The Module 2 reading, "The Other Parent" painted a dire picture of childhood. The media bombards us with warnings of "video game addicts" and "rampant drug use and sexual behavior" among teens.
But the reality is different from the media hype. The "2008 Index of Child Well-Being." notes "Our age-specific composite well-being indices show that improvements in child and
youth well-being across the 12 years from 1994 to 2006 have benefited the infancy/early childhood and middle childhood ages as well as the adolescent ages. The composite well-being indices for the three groups follow very similar trends."
"Among the indicators studied, there are several that show improving or 'good news'
trends from 1994 to 2006, including declining infant and early childhood mortality
rates, declining prevalence of blood lead poisoning, declining rates of mothers who
smoke during pregnancy, increasing enrollments of children ages 4-6 in full-day
kindergarten, increasing scores on mathematics and reading tests, declining rates of
6th graders who fear attack or harm in school or on the trip to and from school, and
increases in rates of participation in school-related extracurricular lessons."
Can AIDS be cured by magnets?
Is the kidnap victim alive?
Is the recession over?
Can I be cured by this treatment I read in the news?
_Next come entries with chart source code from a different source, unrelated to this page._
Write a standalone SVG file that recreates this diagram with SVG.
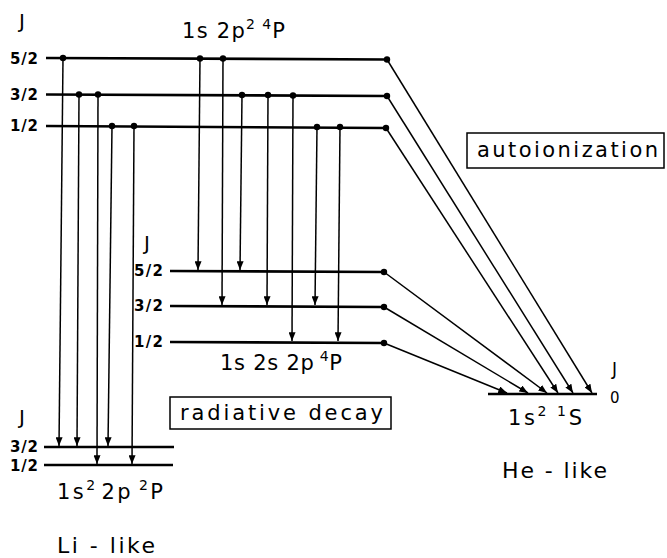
<svg xmlns="http://www.w3.org/2000/svg" width="667" height="558" viewBox="0 0 667 558">
<style>
text{font-family:"DejaVu Sans","Liberation Sans",sans-serif;fill:#000}
.lv{stroke:#000;stroke-width:2.6;fill:none}
.tr{stroke:#000;stroke-width:1.5;fill:none;marker-end:url(#ah)}
.dot{fill:#000}
.j{font-size:20px}
.lab{font-size:15px;font-weight:bold}
.big{font-size:21px}
.sup{font-size:14px}
.box{fill:none;stroke:#000;stroke-width:1.5}
</style>
<defs>
<marker id="ah" viewBox="0 0 10 8" refX="10" refY="4" markerWidth="9" markerHeight="7" markerUnits="userSpaceOnUse" orient="auto">
<path d="M0,0 L10,4 L0,8 Z" fill="#000"/>
</marker>
</defs>
<g id="upper">
<line class="lv" x1="46" y1="58" x2="387" y2="59.5"/>
<line class="lv" x1="46" y1="94.5" x2="387" y2="96"/>
<line class="lv" x1="46" y1="126" x2="386" y2="128"/>
<circle class="dot" cx="63" cy="58" r="3.2"/>
<circle class="dot" cx="200" cy="58.5" r="3.2"/>
<circle class="dot" cx="223" cy="58.5" r="3.2"/>
<circle class="dot" cx="387" cy="59.5" r="3.2"/>
<circle class="dot" cx="79" cy="94.5" r="3.2"/>
<circle class="dot" cx="98" cy="94.5" r="3.2"/>
<circle class="dot" cx="242" cy="95" r="3.2"/>
<circle class="dot" cx="268" cy="95" r="3.2"/>
<circle class="dot" cx="293" cy="95.5" r="3.2"/>
<circle class="dot" cx="387" cy="96" r="3.2"/>
<circle class="dot" cx="112" cy="126" r="3.2"/>
<circle class="dot" cx="134" cy="126" r="3.2"/>
<circle class="dot" cx="317" cy="127" r="3.2"/>
<circle class="dot" cx="340" cy="127" r="3.2"/>
<circle class="dot" cx="386" cy="128" r="3.2"/>
<text class="j" x="19" y="28">J</text>
<text class="lab" x="10" y="64" textLength="28" lengthAdjust="spacing">5/2</text>
<text class="lab" x="10" y="100" textLength="28" lengthAdjust="spacing">3/2</text>
<text class="lab" x="10" y="131" textLength="28" lengthAdjust="spacing">1/2</text>
<text class="big" x="182" y="38" textLength="103" lengthAdjust="spacing">1s 2p<tspan class="sup" dy="-9">2</tspan><tspan dx="6" class="sup">4</tspan><tspan dy="9">P</tspan></text>
</g>
<g id="middle">
<line class="lv" x1="170" y1="271" x2="384" y2="272"/>
<line class="lv" x1="170" y1="306" x2="384" y2="307"/>
<line class="lv" x1="170" y1="342" x2="384" y2="343"/>
<circle class="dot" cx="384" cy="272" r="3.2"/>
<circle class="dot" cx="384" cy="307" r="3.2"/>
<circle class="dot" cx="384" cy="343" r="3.2"/>
<text class="j" x="144" y="250">J</text>
<text class="lab" x="134" y="276" textLength="29" lengthAdjust="spacing">5/2</text>
<text class="lab" x="134" y="311" textLength="29" lengthAdjust="spacing">3/2</text>
<text class="lab" x="134" y="347" textLength="29" lengthAdjust="spacing">1/2</text>
<text class="big" x="220" y="370" textLength="122" lengthAdjust="spacing">1s 2s 2p<tspan class="sup" dx="5" dy="-9">4</tspan><tspan dy="9">P</tspan></text>
</g>
<g id="lilike">
<line class="lv" x1="44" y1="447" x2="174" y2="447"/>
<line class="lv" x1="44" y1="465" x2="173" y2="465"/>
<text class="j" x="19" y="424">J</text>
<text class="lab" x="10" y="452" textLength="28" lengthAdjust="spacing">3/2</text>
<text class="lab" x="10" y="471" textLength="28" lengthAdjust="spacing">1/2</text>
<text class="big" x="57" y="499" textLength="106" lengthAdjust="spacing">1s<tspan class="sup" dy="-9">2</tspan><tspan dx="4" dy="9">2p</tspan><tspan class="sup" dx="6" dy="-9">2</tspan><tspan dy="9">P</tspan></text>
<text class="big" style="font-size:22px" x="57" y="553" textLength="98" lengthAdjust="spacing">Li - like</text>
</g>
<g id="helike">
<line class="lv" x1="488" y1="394" x2="597" y2="394"/>
<text class="j" style="font-size:17px" x="612" y="375">J</text>
<text class="lab" style="font-weight:normal" x="610" y="403">0</text>
<text class="big" x="508" y="425" textLength="74" lengthAdjust="spacing">1s<tspan class="sup" dy="-9">2</tspan><tspan class="sup" dx="8">1</tspan><tspan dy="9">S</tspan></text>
<text class="big" style="font-size:22px" x="502" y="478" textLength="105" lengthAdjust="spacing">He - like</text>
</g>
<g id="autoionization-label">
<rect class="box" x="467" y="133" width="197" height="35"/>
<text class="big" x="477" y="157" textLength="181" lengthAdjust="spacing">autoionization</text>
</g>
<g id="radiative-label">
<rect class="box" x="170" y="397" width="221" height="32"/>
<text class="big" x="180" y="420" textLength="203" lengthAdjust="spacing">radiative decay</text>
</g>
<g id="connectors">
<line class="tr" x1="63" y1="58" x2="59" y2="446"/>
<line class="tr" x1="79" y1="95" x2="77" y2="446"/>
<line class="tr" x1="98" y1="95" x2="97" y2="464"/>
<line class="tr" x1="112" y1="126" x2="108" y2="446"/>
<line class="tr" x1="134" y1="126" x2="132" y2="464"/>
<line class="tr" x1="200" y1="58" x2="198" y2="270"/>
<line class="tr" x1="223" y1="58" x2="222" y2="305"/>
<line class="tr" x1="242" y1="95" x2="240" y2="270"/>
<line class="tr" x1="268" y1="95" x2="267" y2="305"/>
<line class="tr" x1="293" y1="95" x2="292" y2="341"/>
<line class="tr" x1="317" y1="127" x2="315" y2="305"/>
<line class="tr" x1="340" y1="127" x2="338" y2="341"/>
<line class="tr" x1="387" y1="59.5" x2="592" y2="393"/>
<line class="tr" x1="387" y1="96" x2="573" y2="393"/>
<line class="tr" x1="386" y1="128" x2="558" y2="393"/>
<line class="tr" x1="384" y1="272" x2="547" y2="393"/>
<line class="tr" x1="384" y1="307" x2="528" y2="393"/>
<line class="tr" x1="384" y1="343" x2="507" y2="393"/>
</g>
</svg>
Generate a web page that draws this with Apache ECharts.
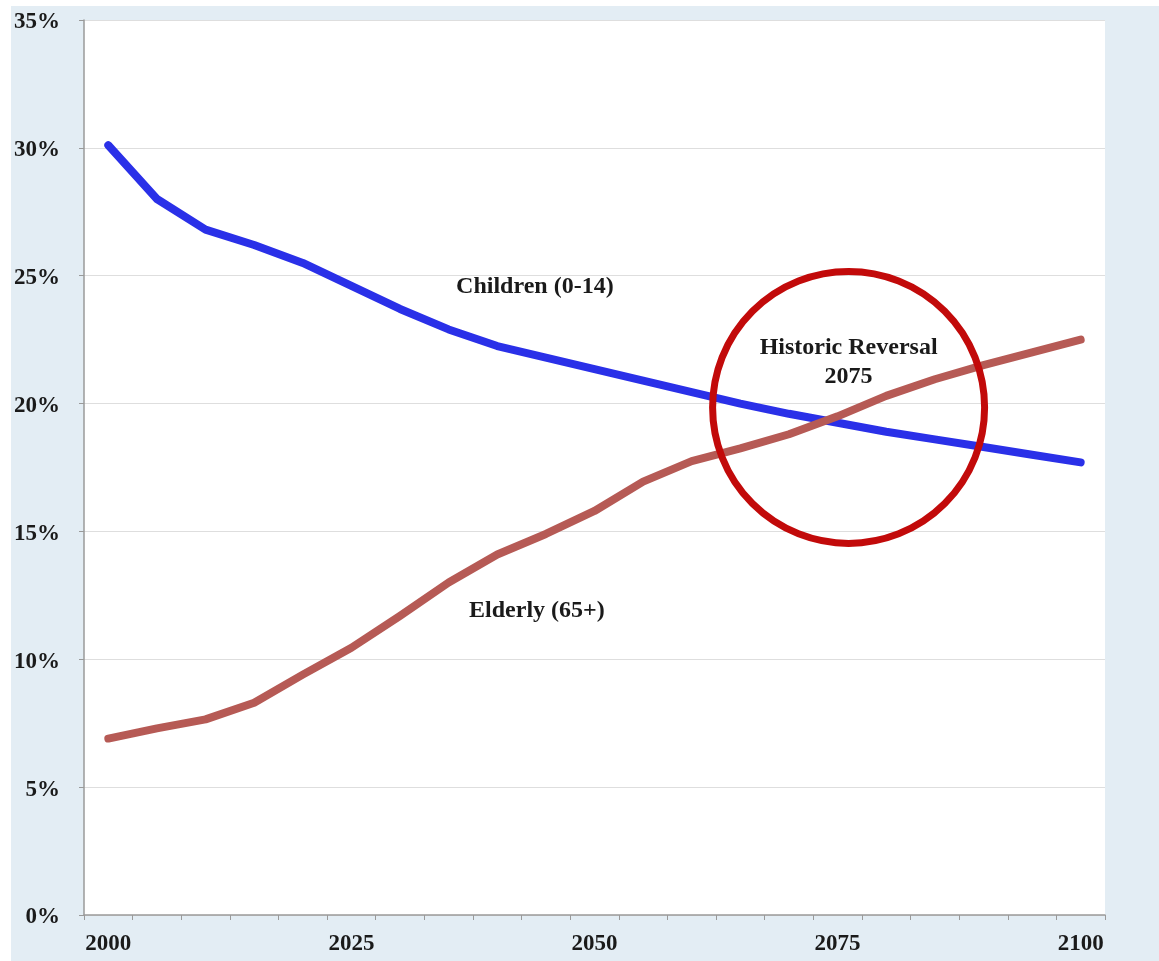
<!DOCTYPE html>
<html>
<head>
<meta charset="utf-8">
<script src="https://cdn.jsdelivr.net/npm/echarts@6/dist/echarts.min.js"></script>
<style>
  html, body { margin: 0; padding: 0; background: #ffffff; }
  #frame { position: absolute; left: 11px; top: 6px; right: 0; bottom: 0; background: #e3edf4; }
  #chart { position: absolute; left: 0; top: 0; width: 1159px; height: 961px; }
</style>
</head>
<body>
<div id="frame"></div>
<div id="chart"></div>
<script>
// Five-year steps from 2000 to 2100
const years = ['2000','2005','2010','2015','2020','2025','2030','2035','2040','2045','2050',
               '2055','2060','2065','2070','2075','2080','2085','2090','2095','2100'];

// Share of population, percent
const children = [30.1, 28.0, 26.8, 26.2, 25.5, 24.6, 23.7, 22.9, 22.25, 21.8, 21.35,
                  20.9, 20.45, 20.0, 19.6, 19.25, 18.9, 18.6, 18.3, 18.0, 17.7];
const elderly  = [6.9, 7.3, 7.65, 8.3, 9.4, 10.45, 11.7, 13.0, 14.1, 14.9, 15.8,
                  16.95, 17.75, 18.25, 18.8, 19.5, 20.3, 20.95, 21.5, 22.0, 22.5];

const yTicks = [0, 5, 10, 15, 20, 25, 30, 35];

// Annotation anchor (year, percent) for the reversal callout
const reversalAt = ['2075', 19.85];

const serif = '"Liberation Serif", "Times New Roman", serif';

const chart = echarts.init(document.getElementById('chart'));

chart.setOption({
  animation: false,
  backgroundColor: 'transparent',
  grid: {
    left: 84, right: 54, top: 20, bottom: 46,
    show: true, backgroundColor: '#ffffff', borderWidth: 0
  },
  xAxis: {
    type: 'category',
    data: years,
    boundaryGap: true,
    axisLine: { lineStyle: { color: '#9a9a9a', width: 1.5 } },
    axisTick: { show: true, length: 5, interval: 0, lineStyle: { color: '#9a9a9a' } },
    axisLabel: {
      interval: 4, margin: 18,
      fontFamily: serif, fontWeight: 'bold', fontSize: 23, color: '#1a1a1a'
    },
    splitLine: { show: false }
  },
  yAxis: {
    type: 'value',
    min: yTicks[0], max: yTicks[yTicks.length - 1], interval: 5,
    axisLine: { show: true, lineStyle: { color: '#9a9a9a', width: 1.5 } },
    axisTick: { show: true, length: 5, lineStyle: { color: '#9a9a9a' } },
    axisLabel: {
      margin: 24,
      formatter: v => '{p|' + v + '%}',
      rich: {
        p: {
          fontFamily: serif, fontWeight: 'bold', fontSize: 23, color: '#1a1a1a',
          padding: [5, 0, 0, 0]
        }
      }
    },
    splitLine: { show: true, lineStyle: { color: '#dedede', width: 1.2 } }
  },
  series: [
    {
      name: 'Children (0-14)',
      type: 'line',
      data: children,
      showSymbol: false,
      lineStyle: { color: '#2a30e8', width: 8, cap: 'round', join: 'round' },
      z: 2
    },
    {
      name: 'Elderly (65+)',
      type: 'line',
      data: elderly,
      showSymbol: false,
      lineStyle: { color: '#b65a55', width: 8, cap: 'round', join: 'round' },
      z: 3
    }
  ]
});

// Text labels and the circled crossover, placed through the axis scales
function place() {
  const grid = { gridIndex: 0 };
  const c = chart.convertToPixel(grid, reversalAt);
  const rad = 136;
  const childLbl = chart.convertToPixel(grid, ['2045', 24.55]);
  const eldLbl = chart.convertToPixel(grid, ['2045', 11.9]);
  const textStyle = (x, y, t) => ({
    type: 'text', x, y,
    style: {
      text: t, fill: '#1a1a1a', font: 'bold 24px ' + serif,
      align: 'center', verticalAlign: 'middle', lineHeight: 29
    },
    z: 10
  });
  chart.setOption({
    graphic: [
      textStyle(childLbl[0] - 11, childLbl[1], 'Children (0-14)'),
      textStyle(eldLbl[0] - 9, eldLbl[1], 'Elderly (65+)'),
      textStyle(c[0] + 11, c[1] - 45, 'Historic Reversal\n2075'),
      {
        type: 'circle',
        shape: { cx: c[0] + 11, cy: c[1], r: rad },
        style: { fill: 'none', stroke: '#c20a0a', lineWidth: 7 },
        z: 11
      }
    ]
  });
}
place();
</script>
</body>
</html>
In May, the New York Times reported "Within a year, if all goes well, the first cancer patient will be injected with two new drugs that can eradicate any type of cancer, with no obvious side effects and no drug resistance - in mice."
The report cautioned that high hopes for cancer cures have gone unfulfilled many times. But it also quoted the Nobel laureate James (Double Helix) Watson as saying that the scientist running the research "is going to cure cancer in two years." The article ran in May of 1998.
"Television journalism has a propensity to get into a competition to
be first with the obvious. In the wake of 60 Minutes demonstrating
that a television news program can be profitable, there has been, over
the past 25 years, an enormous amount of pressure for television
news to make money. You don't make money, for the most part, by
covering subjects like the economy, race relations, politics or foreign
policy. You're more inclined to make money by covering stories like
the stain on Monica Lewinsky's dress, or the O.J. Simpson story or
the tiny tot beauty queen who was murdered."
"Those kinds of stories get a ton of coverage ... The essence of journalism has to do with sorting out that which is important from that which
is not. We tend to focus on the trivial and ignore the important."
-Ted Koppel, interviewed by Mort Silverstein on "Television in America: An Autobiography."